LES MEROVINGIENS

CLOVIS, CHEF D'ETAT

 

LA CEREMONIE DE TOURS

Alors qu'il vient d'écraser les Wisigoths près de Poitiers, Clovis remonte vers le Nord en direction de ses terres d'origine. De passage à Tours, il honore le tombeau de Saint Martin et reçoit les codicilles impériaux lui attribuant le titre de consul. Au sommet de sa gloire, Clovis se couronne alors "Auguste". A la tête d'un royaume qui s'étend du Rhin aux Pyrénées, le souverain franc reçoit de l'empereur d'Orient Anastase la consécration suprême de son autorité et de sa légitimité.

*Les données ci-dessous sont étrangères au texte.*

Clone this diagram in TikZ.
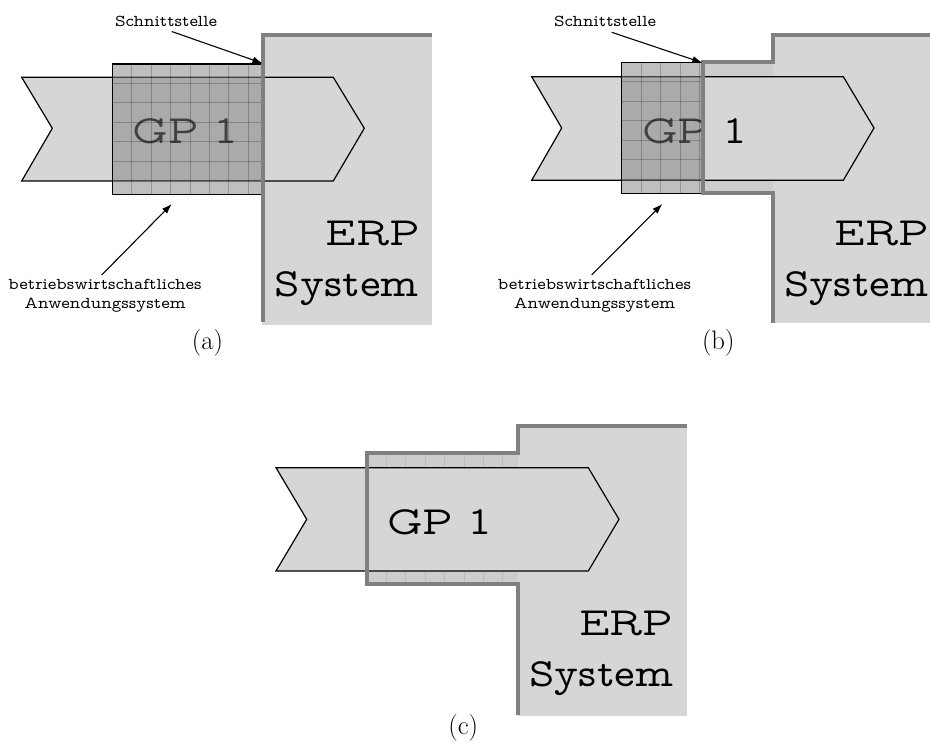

On doit à Grégoire de Tours la description de la cérémonie, qui a cependant été omise par Frédégaire, cet autre chroniqueur de la vie de Clovis. Il n'est cependant guère étonnant que Grégoire, qui sera nommé évêque de Tours quelques soixante dix ans après le triomphe de Clovis, détaille par le menu un moment historique qui met tout particulièrement en valeur la ville dont il a la responsabilité. "Or donc, Clovis reçut de l'empereur Anastase les codicilles du consulat, puis il se rendit dans la basilique du bienheureux Saint Martin, et revêtu de la tunique pourpre et de la chlamyde, il plaça sur sa tête le diadème. Alors, monté sur un cheval, il distribua largement l'or et l'argent... de sa propre main sur les foules rassemblées", raconte Grégoire de Tours.

C'est d'abord en chef de guerre que Clovis arrive à Tours. Il vient de vaincre à Vouillé les Wisigoths d'Alaric. Il a tué, de sa propre lance, le roi ennemi. D'ailleurs les vêtements qu'il porte le rappellent. En effet, la tunique teinte avec la pourpre (un colorant si cher que son emploi est réservé aux vêtements d'exception) ainsi que la chlamyde (sorte de petite cape fendue et maintenue par une agrafe) sont les attributs mêmes que portaient les généraux revenus à Rome pour célébrer la réussite de leurs campagnes. Ainsi fit César, en son temps, après la campagne des Gaules.
Le long cortège qui suit Clovis entre la basilique, située à la périphérie de la cité, et l'église cathédrale, dans l'enceinte de Tours, rejoint également cette tradition empruntée aux Romains, qui veut que le vainqueur fasse profiter la foule rassemblée sur son parcours triomphal des richesses rapportées de l'étranger. En outre, Clovis domine le peuple du haut de sa monture, à l'image des statues équestres qui parsèment le forum de Rome, à l'image, aussi, du dieu germanique Wotan, dominant le champ de bataille du haut d'une monture légendaire à huit pattes.
Anastase, l'empereur d'Orient, ne s'y trompe pas en envoyant à Clovis des codicilles qui lui confèrent le titre de consul. De fait, l'empereur est de longue date à la recherche d'une puissance qui contrebalancerait l'hégémonie des Goths en Europe Occidentale. Et justement, le roi des Francs vient de modifier la situation géopolitique en mettant en échec les Wisigoths, installés en Aquitaine, avec l'aide des Burgondes, auxquels il est allié par son mariage avec Clotilde. Les ambitions de Théodoric, roi des Ostrogoths, qui occupent l'Italie et menacent l'empire d'Anastase, sont ainsi contenues.

Il ne faut pourtant pas exagérer l'importance de la reconnaissance impériale à l'égard du nouvel homme fort des Gaules. Somme toute, le titre de consul est bien modeste en comparaison des titres accordés à d'autres rois barbares. Il permet pourtant à Clovis de se poser en héritier légitime de l'empereur romain d'Occident.
L'originalité de la cérémonie de Tours revient au roi des Francs qui se couronne lui-même du diadème, insigne de la dignité "d'Auguste". D'une part, il marque ainsi son autonomie par rapport au pouvoir romain. D'autre part, en choisissant comme lieu de consécration la basilique où repose Martin, il introduit dans la monarchie un élément religieux, comme s'il tenait en partie sa puissance du saint homme auquel il a confié, pour la première fois, son intention de se convertir. Clovis crée une combinaison novatrice en mêlant la culture romaine classique, pour laquelle le christianisme est religion d'Etat,  et une conception chrétienne du pouvoir, selon laquelle le roi détient un droit à gouverner conféré par l'élection divine.
Fondateur de la dynastie mérovingienne, Clovis est donc dans le même temps le fondateur d'un type original de pouvoir. Il lui reste maintenant à choisir sa capitale.